• GIVEN DATA:
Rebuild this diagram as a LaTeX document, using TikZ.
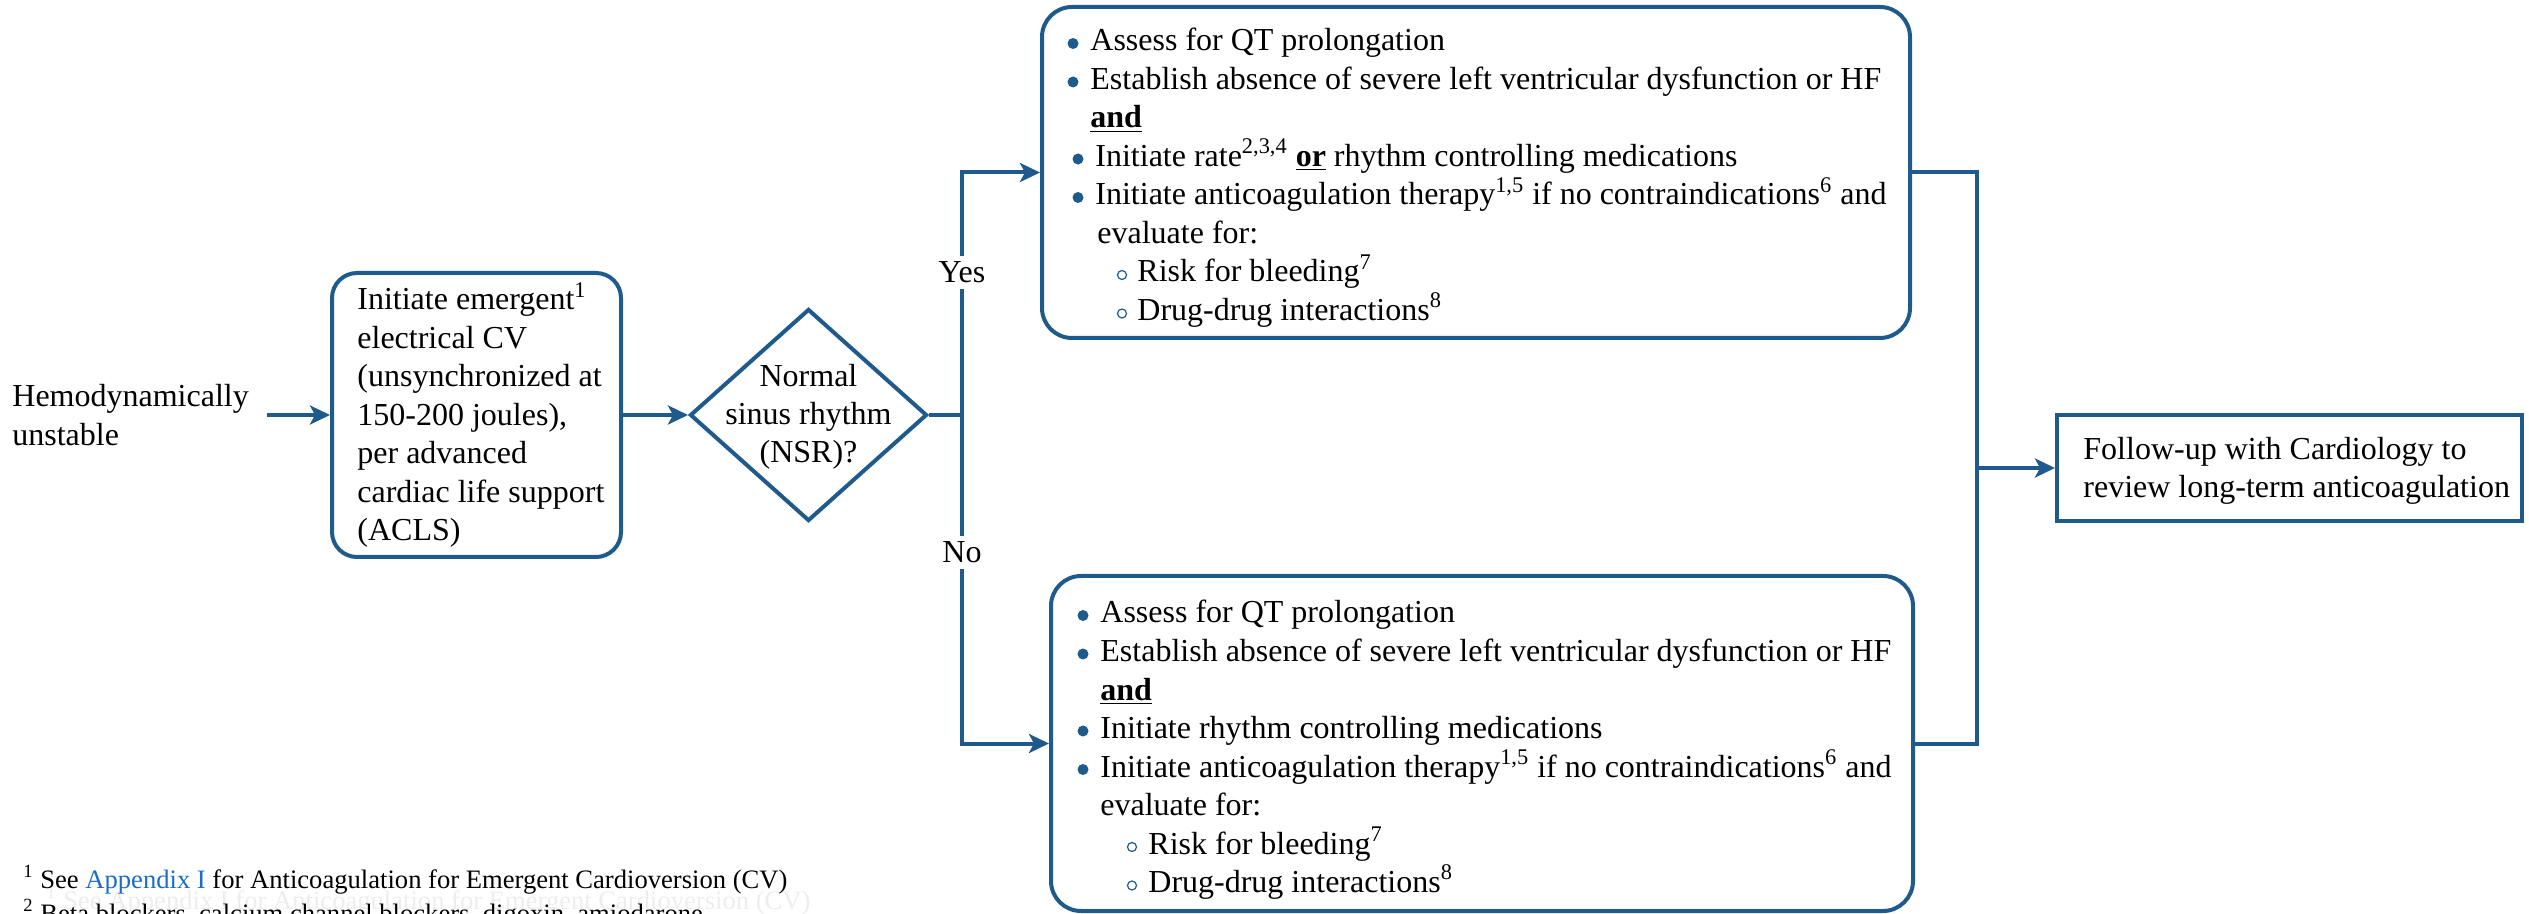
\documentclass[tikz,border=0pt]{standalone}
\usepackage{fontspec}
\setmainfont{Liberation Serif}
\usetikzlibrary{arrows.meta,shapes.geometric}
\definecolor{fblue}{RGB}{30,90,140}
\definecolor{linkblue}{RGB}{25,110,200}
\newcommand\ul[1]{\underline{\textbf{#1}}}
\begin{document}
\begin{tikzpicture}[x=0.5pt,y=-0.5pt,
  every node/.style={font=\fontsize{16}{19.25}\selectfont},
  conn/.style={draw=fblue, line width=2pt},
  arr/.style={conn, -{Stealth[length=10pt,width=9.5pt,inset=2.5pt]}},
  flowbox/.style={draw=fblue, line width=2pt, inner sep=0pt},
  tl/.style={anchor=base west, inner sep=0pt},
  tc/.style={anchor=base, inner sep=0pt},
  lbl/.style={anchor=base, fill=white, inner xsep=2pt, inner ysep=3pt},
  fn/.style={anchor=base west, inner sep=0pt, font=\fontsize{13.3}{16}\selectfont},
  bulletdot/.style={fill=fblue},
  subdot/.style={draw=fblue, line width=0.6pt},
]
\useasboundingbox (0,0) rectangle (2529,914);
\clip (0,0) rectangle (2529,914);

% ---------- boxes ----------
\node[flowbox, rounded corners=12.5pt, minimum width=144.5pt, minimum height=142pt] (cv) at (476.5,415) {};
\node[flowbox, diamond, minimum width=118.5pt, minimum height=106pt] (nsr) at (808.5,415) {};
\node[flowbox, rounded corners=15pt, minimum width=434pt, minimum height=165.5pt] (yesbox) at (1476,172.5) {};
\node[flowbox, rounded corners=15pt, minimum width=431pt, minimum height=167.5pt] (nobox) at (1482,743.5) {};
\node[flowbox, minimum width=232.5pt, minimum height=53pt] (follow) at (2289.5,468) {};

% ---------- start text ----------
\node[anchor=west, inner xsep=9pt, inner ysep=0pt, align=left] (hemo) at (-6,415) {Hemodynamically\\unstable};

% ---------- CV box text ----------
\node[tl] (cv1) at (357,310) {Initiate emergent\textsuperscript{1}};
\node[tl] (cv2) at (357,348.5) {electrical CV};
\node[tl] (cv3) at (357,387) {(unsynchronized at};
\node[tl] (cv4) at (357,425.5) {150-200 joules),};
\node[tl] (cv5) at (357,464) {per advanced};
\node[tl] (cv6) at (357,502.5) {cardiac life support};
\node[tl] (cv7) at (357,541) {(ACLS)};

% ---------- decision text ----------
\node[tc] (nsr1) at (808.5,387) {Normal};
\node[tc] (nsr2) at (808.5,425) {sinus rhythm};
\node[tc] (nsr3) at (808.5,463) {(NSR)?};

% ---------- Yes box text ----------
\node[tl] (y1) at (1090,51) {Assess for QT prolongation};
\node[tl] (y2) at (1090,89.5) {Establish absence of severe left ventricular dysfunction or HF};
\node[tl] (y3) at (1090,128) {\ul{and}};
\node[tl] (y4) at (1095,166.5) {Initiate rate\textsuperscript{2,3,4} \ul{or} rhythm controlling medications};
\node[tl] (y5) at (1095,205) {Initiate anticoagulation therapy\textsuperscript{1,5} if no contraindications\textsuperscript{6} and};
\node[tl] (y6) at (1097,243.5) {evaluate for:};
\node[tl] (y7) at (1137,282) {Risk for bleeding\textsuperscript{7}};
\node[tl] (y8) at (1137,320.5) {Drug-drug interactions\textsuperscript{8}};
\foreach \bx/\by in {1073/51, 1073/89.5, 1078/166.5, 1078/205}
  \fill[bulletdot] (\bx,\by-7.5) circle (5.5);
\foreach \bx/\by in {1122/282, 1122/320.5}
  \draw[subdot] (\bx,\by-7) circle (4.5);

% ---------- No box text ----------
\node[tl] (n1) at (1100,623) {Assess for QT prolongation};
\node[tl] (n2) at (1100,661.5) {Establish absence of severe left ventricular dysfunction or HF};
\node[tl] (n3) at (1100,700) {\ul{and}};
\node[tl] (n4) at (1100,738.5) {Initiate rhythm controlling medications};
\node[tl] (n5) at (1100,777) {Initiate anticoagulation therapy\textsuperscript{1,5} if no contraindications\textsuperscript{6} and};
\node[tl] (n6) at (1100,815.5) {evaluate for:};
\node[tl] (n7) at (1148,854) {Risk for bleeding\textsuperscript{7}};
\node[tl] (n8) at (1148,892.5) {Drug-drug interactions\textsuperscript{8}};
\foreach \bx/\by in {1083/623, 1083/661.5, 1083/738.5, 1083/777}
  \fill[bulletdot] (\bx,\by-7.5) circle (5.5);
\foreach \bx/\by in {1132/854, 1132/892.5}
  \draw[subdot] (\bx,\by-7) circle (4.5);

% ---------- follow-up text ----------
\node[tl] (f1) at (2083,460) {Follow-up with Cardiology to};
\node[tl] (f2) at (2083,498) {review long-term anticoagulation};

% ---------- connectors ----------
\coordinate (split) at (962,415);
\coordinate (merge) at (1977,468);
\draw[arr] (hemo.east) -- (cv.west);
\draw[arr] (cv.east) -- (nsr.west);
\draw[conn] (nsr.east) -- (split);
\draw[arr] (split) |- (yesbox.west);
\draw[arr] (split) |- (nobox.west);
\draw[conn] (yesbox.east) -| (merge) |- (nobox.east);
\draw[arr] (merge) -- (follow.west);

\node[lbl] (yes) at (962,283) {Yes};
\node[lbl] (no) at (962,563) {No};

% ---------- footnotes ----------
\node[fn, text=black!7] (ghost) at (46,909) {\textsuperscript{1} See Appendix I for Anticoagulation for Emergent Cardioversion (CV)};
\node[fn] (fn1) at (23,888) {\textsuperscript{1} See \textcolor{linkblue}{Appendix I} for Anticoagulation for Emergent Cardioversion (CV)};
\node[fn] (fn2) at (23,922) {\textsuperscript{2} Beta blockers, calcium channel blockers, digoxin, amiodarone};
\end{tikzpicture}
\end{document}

• WORK TO COMPLETE: Everything from the first line of the listing above through the line that contains "inner xsep=9pt, inner" is to be restated word for word, minus the pictures.

• ANSWER TO THE PROBLEM:
Rebuild this diagram as a LaTeX document, using TikZ.
\documentclass[tikz,border=0pt]{standalone}
\usepackage{fontspec}
\setmainfont{Liberation Serif}
\usetikzlibrary{arrows.meta,shapes.geometric}
\definecolor{fblue}{RGB}{30,90,140}
\definecolor{linkblue}{RGB}{25,110,200}
\newcommand\ul[1]{\underline{\textbf{#1}}}
\begin{document}
\begin{tikzpicture}[x=0.5pt,y=-0.5pt,
  every node/.style={font=\fontsize{16}{19.25}\selectfont},
  conn/.style={draw=fblue, line width=2pt},
  arr/.style={conn, -{Stealth[length=10pt,width=9.5pt,inset=2.5pt]}},
  flowbox/.style={draw=fblue, line width=2pt, inner sep=0pt},
  tl/.style={anchor=base west, inner sep=0pt},
  tc/.style={anchor=base, inner sep=0pt},
  lbl/.style={anchor=base, fill=white, inner xsep=2pt, inner ysep=3pt},
  fn/.style={anchor=base west, inner sep=0pt, font=\fontsize{13.3}{16}\selectfont},
  bulletdot/.style={fill=fblue},
  subdot/.style={draw=fblue, line width=0.6pt},
]
\useasboundingbox (0,0) rectangle (2529,914);
\clip (0,0) rectangle (2529,914);

% ---------- boxes ----------
\node[flowbox, rounded corners=12.5pt, minimum width=144.5pt, minimum height=142pt] (cv) at (476.5,415) {};
\node[flowbox, diamond, minimum width=118.5pt, minimum height=106pt] (nsr) at (808.5,415) {};
\node[flowbox, rounded corners=15pt, minimum width=434pt, minimum height=165.5pt] (yesbox) at (1476,172.5) {};
\node[flowbox, rounded corners=15pt, minimum width=431pt, minimum height=167.5pt] (nobox) at (1482,743.5) {};
\node[flowbox, minimum width=232.5pt, minimum height=53pt] (follow) at (2289.5,468) {};

% ---------- start text ----------
\node[anchor=west, inner xsep=9pt, inner ysep=0pt, align=left] (hemo) at (-6,415) {Hemodynamically\\unstable};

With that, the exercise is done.